(Record excerpts):
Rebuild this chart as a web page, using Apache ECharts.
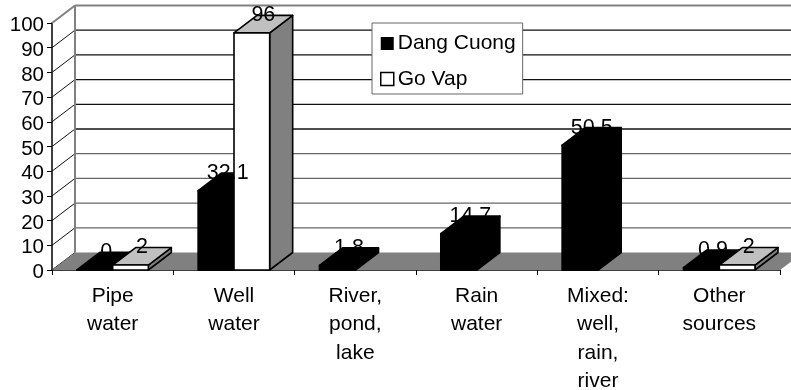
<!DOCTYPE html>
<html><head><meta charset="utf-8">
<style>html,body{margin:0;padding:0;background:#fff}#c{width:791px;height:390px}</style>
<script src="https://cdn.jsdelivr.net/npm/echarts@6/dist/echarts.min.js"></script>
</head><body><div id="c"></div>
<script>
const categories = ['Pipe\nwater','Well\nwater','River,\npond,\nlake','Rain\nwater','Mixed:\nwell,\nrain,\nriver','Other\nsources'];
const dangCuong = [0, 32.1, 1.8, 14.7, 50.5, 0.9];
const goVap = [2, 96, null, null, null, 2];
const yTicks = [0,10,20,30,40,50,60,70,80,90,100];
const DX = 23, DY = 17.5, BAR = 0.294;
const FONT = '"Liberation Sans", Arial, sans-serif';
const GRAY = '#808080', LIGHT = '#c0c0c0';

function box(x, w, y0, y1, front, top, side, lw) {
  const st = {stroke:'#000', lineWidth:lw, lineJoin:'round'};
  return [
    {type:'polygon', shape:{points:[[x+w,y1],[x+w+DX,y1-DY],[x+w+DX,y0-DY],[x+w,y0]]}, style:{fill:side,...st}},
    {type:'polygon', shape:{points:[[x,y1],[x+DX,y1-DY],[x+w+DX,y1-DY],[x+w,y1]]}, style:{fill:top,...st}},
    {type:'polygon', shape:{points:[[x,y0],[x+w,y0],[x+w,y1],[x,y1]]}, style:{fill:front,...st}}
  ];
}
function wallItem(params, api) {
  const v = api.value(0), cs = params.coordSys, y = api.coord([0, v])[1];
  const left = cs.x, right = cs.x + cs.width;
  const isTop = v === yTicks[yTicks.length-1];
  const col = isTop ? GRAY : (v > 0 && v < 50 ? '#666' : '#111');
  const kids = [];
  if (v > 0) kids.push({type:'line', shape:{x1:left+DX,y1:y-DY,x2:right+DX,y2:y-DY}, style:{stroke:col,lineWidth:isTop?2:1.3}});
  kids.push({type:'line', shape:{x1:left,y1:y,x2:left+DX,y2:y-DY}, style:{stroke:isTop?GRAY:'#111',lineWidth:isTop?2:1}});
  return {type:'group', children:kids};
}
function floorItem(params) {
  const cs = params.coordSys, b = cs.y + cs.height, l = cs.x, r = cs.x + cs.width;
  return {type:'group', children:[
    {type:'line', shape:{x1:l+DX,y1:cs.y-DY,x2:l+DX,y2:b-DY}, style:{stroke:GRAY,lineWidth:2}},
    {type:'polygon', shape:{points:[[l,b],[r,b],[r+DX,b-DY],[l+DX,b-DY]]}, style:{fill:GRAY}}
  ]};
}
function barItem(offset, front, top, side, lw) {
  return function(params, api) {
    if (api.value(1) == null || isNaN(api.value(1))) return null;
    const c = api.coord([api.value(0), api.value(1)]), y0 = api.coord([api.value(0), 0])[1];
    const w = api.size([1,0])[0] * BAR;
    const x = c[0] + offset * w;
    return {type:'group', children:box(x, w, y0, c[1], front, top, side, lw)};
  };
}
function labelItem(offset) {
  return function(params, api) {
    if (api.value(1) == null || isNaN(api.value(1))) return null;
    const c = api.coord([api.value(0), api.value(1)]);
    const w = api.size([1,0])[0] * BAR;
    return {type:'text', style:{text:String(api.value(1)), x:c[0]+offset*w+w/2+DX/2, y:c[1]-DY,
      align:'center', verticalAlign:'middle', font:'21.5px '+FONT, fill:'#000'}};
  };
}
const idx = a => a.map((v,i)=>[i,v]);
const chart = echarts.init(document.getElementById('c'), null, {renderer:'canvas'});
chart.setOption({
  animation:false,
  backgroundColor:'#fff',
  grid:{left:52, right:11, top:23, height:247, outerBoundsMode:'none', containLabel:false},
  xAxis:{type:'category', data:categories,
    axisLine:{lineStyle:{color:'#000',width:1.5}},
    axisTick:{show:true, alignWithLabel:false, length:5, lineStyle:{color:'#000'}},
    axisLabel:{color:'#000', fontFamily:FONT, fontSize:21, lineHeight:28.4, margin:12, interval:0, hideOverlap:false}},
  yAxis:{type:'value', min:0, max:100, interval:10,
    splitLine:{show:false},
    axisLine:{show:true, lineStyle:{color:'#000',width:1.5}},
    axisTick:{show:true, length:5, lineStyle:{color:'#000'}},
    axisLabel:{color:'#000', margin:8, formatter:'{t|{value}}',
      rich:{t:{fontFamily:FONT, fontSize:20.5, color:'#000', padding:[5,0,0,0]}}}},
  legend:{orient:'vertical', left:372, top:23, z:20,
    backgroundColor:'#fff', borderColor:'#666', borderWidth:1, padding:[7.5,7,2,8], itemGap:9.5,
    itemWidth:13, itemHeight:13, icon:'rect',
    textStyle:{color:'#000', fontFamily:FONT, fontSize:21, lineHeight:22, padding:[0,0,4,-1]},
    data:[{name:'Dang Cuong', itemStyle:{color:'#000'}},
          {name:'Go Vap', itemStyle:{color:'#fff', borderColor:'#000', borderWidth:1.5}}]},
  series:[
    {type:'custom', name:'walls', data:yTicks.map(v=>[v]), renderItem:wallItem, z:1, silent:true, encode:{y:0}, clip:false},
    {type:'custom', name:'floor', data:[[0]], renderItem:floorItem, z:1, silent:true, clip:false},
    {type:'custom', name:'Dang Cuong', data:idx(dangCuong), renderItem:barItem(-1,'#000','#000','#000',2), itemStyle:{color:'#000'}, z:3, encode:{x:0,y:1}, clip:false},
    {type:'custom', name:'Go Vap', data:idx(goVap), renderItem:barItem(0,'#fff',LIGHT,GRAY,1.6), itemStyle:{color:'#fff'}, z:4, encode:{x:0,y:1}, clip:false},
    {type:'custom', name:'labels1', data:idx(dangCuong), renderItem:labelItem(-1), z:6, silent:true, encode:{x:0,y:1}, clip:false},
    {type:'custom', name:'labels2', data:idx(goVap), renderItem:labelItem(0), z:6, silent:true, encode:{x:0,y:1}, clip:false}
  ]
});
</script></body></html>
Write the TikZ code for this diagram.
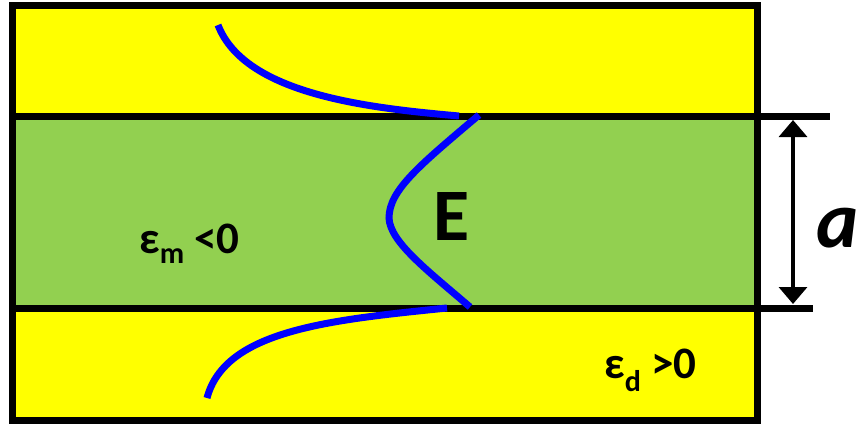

(Your instructions):
Leave out the pictures and retype every line above exactly.

(Exercise output):
Rebuild this chart as a web page, using Apache ECharts.
<!DOCTYPE html>
<html><head><meta charset="utf-8">
<style>html,body{margin:0;padding:0;background:#fff}#c{width:791px;height:390px}</style>
<script src="https://cdn.jsdelivr.net/npm/echarts@6/dist/echarts.min.js"></script>
</head><body><div id="c"></div>
<script>
const categories = ['Pipe\nwater','Well\nwater','River,\npond,\nlake','Rain\nwater','Mixed:\nwell,\nrain,\nriver','Other\nsources'];
const dangCuong = [0, 32.1, 1.8, 14.7, 50.5, 0.9];
const goVap = [2, 96, null, null, null, 2];
const yTicks = [0,10,20,30,40,50,60,70,80,90,100];
const DX = 23, DY = 17.5, BAR = 0.294;
const FONT = '"Liberation Sans", Arial, sans-serif';
const GRAY = '#808080', LIGHT = '#c0c0c0';

function box(x, w, y0, y1, front, top, side, lw) {
  const st = {stroke:'#000', lineWidth:lw, lineJoin:'round'};
  return [
    {type:'polygon', shape:{points:[[x+w,y1],[x+w+DX,y1-DY],[x+w+DX,y0-DY],[x+w,y0]]}, style:{fill:side,...st}},
    {type:'polygon', shape:{points:[[x,y1],[x+DX,y1-DY],[x+w+DX,y1-DY],[x+w,y1]]}, style:{fill:top,...st}},
    {type:'polygon', shape:{points:[[x,y0],[x+w,y0],[x+w,y1],[x,y1]]}, style:{fill:front,...st}}
  ];
}
function wallItem(params, api) {
  const v = api.value(0), cs = params.coordSys, y = api.coord([0, v])[1];
  const left = cs.x, right = cs.x + cs.width;
  const isTop = v === yTicks[yTicks.length-1];
  const col = isTop ? GRAY : (v > 0 && v < 50 ? '#666' : '#111');
  const kids = [];
  if (v > 0) kids.push({type:'line', shape:{x1:left+DX,y1:y-DY,x2:right+DX,y2:y-DY}, style:{stroke:col,lineWidth:isTop?2:1.3}});
  kids.push({type:'line', shape:{x1:left,y1:y,x2:left+DX,y2:y-DY}, style:{stroke:isTop?GRAY:'#111',lineWidth:isTop?2:1}});
  return {type:'group', children:kids};
}
function floorItem(params) {
  const cs = params.coordSys, b = cs.y + cs.height, l = cs.x, r = cs.x + cs.width;
  return {type:'group', children:[
    {type:'line', shape:{x1:l+DX,y1:cs.y-DY,x2:l+DX,y2:b-DY}, style:{stroke:GRAY,lineWidth:2}},
    {type:'polygon', shape:{points:[[l,b],[r,b],[r+DX,b-DY],[l+DX,b-DY]]}, style:{fill:GRAY}}
  ]};
}
function barItem(offset, front, top, side, lw) {
  return function(params, api) {
    if (api.value(1) == null || isNaN(api.value(1))) return null;
    const c = api.coord([api.value(0), api.value(1)]), y0 = api.coord([api.value(0), 0])[1];
    const w = api.size([1,0])[0] * BAR;
    const x = c[0] + offset * w;
    return {type:'group', children:box(x, w, y0, c[1], front, top, side, lw)};
  };
}
function labelItem(offset) {
  return function(params, api) {
    if (api.value(1) == null || isNaN(api.value(1))) return null;
    const c = api.coord([api.value(0), api.value(1)]);
    const w = api.size([1,0])[0] * BAR;
    return {type:'text', style:{text:String(api.value(1)), x:c[0]+offset*w+w/2+DX/2, y:c[1]-DY,
      align:'center', verticalAlign:'middle', font:'21.5px '+FONT, fill:'#000'}};
  };
}
const idx = a => a.map((v,i)=>[i,v]);
const chart = echarts.init(document.getElementById('c'), null, {renderer:'canvas'});
chart.setOption({
  animation:false,
  backgroundColor:'#fff',
  grid:{left:52, right:11, top:23, height:247, outerBoundsMode:'none', containLabel:false},
  xAxis:{type:'category', data:categories,
    axisLine:{lineStyle:{color:'#000',width:1.5}},
    axisTick:{show:true, alignWithLabel:false, length:5, lineStyle:{color:'#000'}},
    axisLabel:{color:'#000', fontFamily:FONT, fontSize:21, lineHeight:28.4, margin:12, interval:0, hideOverlap:false}},
  yAxis:{type:'value', min:0, max:100, interval:10,
    splitLine:{show:false},
    axisLine:{show:true, lineStyle:{color:'#000',width:1.5}},
    axisTick:{show:true, length:5, lineStyle:{color:'#000'}},
    axisLabel:{color:'#000', margin:8, formatter:'{t|{value}}',
      rich:{t:{fontFamily:FONT, fontSize:20.5, color:'#000', padding:[5,0,0,0]}}}},
  legend:{orient:'vertical', left:372, top:23, z:20,
    backgroundColor:'#fff', borderColor:'#666', borderWidth:1, padding:[7.5,7,2,8], itemGap:9.5,
    itemWidth:13, itemHeight:13, icon:'rect',
    textStyle:{color:'#000', fontFamily:FONT, fontSize:21, lineHeight:22, padding:[0,0,4,-1]},
    data:[{name:'Dang Cuong', itemStyle:{color:'#000'}},
          {name:'Go Vap', itemStyle:{color:'#fff', borderColor:'#000', borderWidth:1.5}}]},
  series:[
    {type:'custom', name:'walls', data:yTicks.map(v=>[v]), renderItem:wallItem, z:1, silent:true, encode:{y:0}, clip:false},
    {type:'custom', name:'floor', data:[[0]], renderItem:floorItem, z:1, silent:true, clip:false},
    {type:'custom', name:'Dang Cuong', data:idx(dangCuong), renderItem:barItem(-1,'#000','#000','#000',2), itemStyle:{color:'#000'}, z:3, encode:{x:0,y:1}, clip:false},
    {type:'custom', name:'Go Vap', data:idx(goVap), renderItem:barItem(0,'#fff',LIGHT,GRAY,1.6), itemStyle:{color:'#fff'}, z:4, encode:{x:0,y:1}, clip:false},
    {type:'custom', name:'labels1', data:idx(dangCuong), renderItem:labelItem(-1), z:6, silent:true, encode:{x:0,y:1}, clip:false},
    {type:'custom', name:'labels2', data:idx(goVap), renderItem:labelItem(0), z:6, silent:true, encode:{x:0,y:1}, clip:false}
  ]
});
</script></body></html>
Write the TikZ code for this diagram.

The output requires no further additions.